We have a deep need for life to make sense. We need to have a story that helps us connect the dots to the past and future. We need a sense of coherence that explains where we are coming from and how that connects to where we are heading. This is about having a personal narrative. In the story of our lives we are the protagonist. So the question is: are you living a good story?

I’ll save the detail for now, but we can learn a lot from great literature and movies about what we as humans like in a good story. Then we can apply those lessons to our own lives. Do we want to live an epic quest? Are we in a romantic comedy? Or is it a recurring tragedy? Unless we have a sense of where we are in the story of our lives, it is no surprise when we feel unsettled or adrift.

Tips include:
- Keep a journal, noting down highs & lows. When on a long flight or commute, take 5 minutes to reflect where your current work could unexpectedly take you
- Which movies or book characters do you most admire? What would you need to do to live your life more like them? What would they do in your situation?
- Write down your life story to date in the form of a movie plot.
- The next time someone asks you “What do you do?” try out a new story, come up with a response that intrigues the other person. Tell them you are considering changing careers, or taking up an unusual hobby, or moving to Africa. See where the conversation takes you and what ideas it gives you.

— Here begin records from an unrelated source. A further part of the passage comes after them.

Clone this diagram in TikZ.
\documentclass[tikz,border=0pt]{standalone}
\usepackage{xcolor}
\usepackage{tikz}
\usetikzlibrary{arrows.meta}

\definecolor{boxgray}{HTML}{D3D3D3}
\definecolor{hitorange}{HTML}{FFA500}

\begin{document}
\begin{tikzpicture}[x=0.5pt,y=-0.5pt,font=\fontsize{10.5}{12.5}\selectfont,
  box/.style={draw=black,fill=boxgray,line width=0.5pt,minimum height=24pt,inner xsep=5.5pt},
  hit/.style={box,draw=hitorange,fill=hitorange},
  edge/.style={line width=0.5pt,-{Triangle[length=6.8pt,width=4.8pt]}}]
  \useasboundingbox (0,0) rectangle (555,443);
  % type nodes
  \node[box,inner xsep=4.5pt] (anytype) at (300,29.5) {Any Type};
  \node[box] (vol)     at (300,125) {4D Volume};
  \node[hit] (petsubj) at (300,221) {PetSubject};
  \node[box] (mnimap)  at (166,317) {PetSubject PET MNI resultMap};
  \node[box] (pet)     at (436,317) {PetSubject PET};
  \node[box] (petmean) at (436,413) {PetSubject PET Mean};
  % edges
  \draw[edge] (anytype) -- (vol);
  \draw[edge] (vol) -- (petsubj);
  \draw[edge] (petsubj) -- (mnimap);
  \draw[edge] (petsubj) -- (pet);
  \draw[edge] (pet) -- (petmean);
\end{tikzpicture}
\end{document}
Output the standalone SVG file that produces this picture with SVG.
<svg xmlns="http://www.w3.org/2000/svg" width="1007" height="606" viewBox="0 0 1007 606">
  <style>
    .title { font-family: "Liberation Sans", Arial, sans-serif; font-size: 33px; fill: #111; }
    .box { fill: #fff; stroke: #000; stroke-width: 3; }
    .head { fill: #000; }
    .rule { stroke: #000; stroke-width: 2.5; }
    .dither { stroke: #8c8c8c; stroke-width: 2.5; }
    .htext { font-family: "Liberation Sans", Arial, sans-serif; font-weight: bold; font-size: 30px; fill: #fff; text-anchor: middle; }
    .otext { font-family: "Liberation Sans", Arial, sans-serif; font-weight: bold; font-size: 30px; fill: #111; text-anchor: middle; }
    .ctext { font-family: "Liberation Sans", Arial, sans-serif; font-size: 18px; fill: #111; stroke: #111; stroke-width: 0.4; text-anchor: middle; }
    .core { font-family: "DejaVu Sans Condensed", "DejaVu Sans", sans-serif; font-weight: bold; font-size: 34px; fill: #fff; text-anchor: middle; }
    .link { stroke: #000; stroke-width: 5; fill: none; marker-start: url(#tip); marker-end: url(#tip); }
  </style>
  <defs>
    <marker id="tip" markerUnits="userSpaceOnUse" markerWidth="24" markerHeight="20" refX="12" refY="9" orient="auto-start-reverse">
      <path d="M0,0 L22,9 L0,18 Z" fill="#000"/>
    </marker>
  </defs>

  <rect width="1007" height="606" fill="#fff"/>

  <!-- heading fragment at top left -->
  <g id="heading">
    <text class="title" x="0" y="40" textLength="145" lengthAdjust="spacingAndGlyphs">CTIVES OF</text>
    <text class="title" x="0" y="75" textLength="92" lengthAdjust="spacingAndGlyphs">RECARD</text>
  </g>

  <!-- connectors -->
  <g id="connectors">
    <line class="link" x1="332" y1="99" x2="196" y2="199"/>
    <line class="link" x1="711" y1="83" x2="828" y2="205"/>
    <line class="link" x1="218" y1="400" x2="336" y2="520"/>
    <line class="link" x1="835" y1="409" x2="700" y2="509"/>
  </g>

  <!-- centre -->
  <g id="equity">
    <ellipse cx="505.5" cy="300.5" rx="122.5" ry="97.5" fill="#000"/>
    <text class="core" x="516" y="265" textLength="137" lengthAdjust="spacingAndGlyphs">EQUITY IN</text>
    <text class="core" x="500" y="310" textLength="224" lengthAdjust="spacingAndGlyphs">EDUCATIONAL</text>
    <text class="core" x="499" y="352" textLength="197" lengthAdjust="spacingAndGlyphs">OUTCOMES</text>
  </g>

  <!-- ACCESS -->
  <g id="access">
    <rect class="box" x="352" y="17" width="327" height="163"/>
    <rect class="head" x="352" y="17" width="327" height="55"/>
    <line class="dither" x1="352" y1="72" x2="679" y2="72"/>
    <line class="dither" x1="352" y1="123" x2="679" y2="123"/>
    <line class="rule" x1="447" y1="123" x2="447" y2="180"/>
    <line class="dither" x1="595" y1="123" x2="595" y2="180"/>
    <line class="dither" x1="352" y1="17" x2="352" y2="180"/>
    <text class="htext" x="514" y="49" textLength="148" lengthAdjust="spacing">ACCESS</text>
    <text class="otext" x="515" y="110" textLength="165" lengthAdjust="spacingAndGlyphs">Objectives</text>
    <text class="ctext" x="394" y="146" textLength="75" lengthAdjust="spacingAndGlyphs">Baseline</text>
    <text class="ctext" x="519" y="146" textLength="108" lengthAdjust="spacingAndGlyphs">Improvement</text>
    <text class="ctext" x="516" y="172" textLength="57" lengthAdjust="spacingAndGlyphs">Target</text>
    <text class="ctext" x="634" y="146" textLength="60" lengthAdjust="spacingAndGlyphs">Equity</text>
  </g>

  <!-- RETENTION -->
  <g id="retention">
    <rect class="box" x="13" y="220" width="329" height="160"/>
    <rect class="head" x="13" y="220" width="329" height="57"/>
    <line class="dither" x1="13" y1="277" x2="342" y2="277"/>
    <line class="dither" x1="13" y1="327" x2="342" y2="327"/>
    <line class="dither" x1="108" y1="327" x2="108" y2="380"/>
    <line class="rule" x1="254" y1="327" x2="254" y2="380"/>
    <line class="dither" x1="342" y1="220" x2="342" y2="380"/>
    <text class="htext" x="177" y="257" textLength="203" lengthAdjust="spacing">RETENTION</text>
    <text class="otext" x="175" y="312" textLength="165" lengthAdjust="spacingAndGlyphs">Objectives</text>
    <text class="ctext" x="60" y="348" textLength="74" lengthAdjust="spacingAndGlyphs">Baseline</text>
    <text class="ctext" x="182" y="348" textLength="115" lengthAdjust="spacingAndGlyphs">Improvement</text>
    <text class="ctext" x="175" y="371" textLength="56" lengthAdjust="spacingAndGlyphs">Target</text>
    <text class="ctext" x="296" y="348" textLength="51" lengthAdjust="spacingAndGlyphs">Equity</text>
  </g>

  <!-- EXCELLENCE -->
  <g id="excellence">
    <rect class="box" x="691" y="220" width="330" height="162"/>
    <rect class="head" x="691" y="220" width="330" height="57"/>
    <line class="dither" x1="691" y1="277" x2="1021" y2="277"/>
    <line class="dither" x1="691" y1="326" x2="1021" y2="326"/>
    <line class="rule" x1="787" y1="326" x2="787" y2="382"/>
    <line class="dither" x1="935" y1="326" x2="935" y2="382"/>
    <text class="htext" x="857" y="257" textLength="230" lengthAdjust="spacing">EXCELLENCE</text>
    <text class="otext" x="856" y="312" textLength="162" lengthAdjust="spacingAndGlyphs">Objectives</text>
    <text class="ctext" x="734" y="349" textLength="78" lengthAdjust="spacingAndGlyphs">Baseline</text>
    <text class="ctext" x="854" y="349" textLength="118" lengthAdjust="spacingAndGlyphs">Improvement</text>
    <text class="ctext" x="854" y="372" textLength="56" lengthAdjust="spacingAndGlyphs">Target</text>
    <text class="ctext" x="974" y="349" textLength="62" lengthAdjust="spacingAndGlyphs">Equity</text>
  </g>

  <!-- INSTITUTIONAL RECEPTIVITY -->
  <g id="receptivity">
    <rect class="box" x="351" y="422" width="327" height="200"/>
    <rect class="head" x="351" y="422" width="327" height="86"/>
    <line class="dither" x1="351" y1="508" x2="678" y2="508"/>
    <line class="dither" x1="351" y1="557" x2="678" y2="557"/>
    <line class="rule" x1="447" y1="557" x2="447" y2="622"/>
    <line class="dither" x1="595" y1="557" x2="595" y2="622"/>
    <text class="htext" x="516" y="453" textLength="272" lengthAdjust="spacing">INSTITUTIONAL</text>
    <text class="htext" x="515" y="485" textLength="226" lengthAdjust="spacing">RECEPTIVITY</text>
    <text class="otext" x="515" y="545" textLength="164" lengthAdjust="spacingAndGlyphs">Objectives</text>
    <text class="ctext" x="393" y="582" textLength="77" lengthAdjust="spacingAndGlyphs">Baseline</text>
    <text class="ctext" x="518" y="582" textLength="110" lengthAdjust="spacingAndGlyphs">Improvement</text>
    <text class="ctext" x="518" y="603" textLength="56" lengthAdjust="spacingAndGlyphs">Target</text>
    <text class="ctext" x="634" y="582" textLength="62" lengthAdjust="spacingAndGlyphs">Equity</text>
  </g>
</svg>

I have come to believe that this final approach – finding our own compelling narrative, is the hardest to get my head around. It’s also the one that I struggle to articulate in writing. The chapter in Working Identity by Hermina Ibarra on sense-making is very good:  Working Identity: Unconventional Strategies for Reinventing Your Career

Anyway, where was I?  When I speak with people about their career strategy, they normally can identify if their issue is with the past, present or future (or some combination).  We can then focus in on what it is they need to do to move forward.  And the CFO of the global food company?  For him it was about understanding his past.  He needed to understand his strengths and areas of expertise.  What was the most useful thing he said he did after we spoke?  Well he told me it was leafing through all family photo albums reflecting on different parts of his life and spotting patterns with regard to what energised him.
Tough questions
- Which of the three approaches (past, present & future) is most relevant to you?
- What story are you living? Do you have a clear narrative of where you are in your own life story?

2 comments:

pythigyst said...

Allen,

excellent, thoughtful and creative discussion. I could have used such thoughtful input at several points in my career. At 65 it is still challenging to consider what's next and how do I allocate my time/talents. Keep on thinking and creating I love the results.

Ivor

CJ Owen said...

nice approaches, may I suggest a little more emphasis in getting people to enjoy the present though? to anyone reading this today, choose what makes you happy and go for that if there is a way you can do it and get paid enough to live comfortably as well. do not choose a job you know you will not enjoy or get any energy out of, because you will not do as good in a place you are not inspired to do more.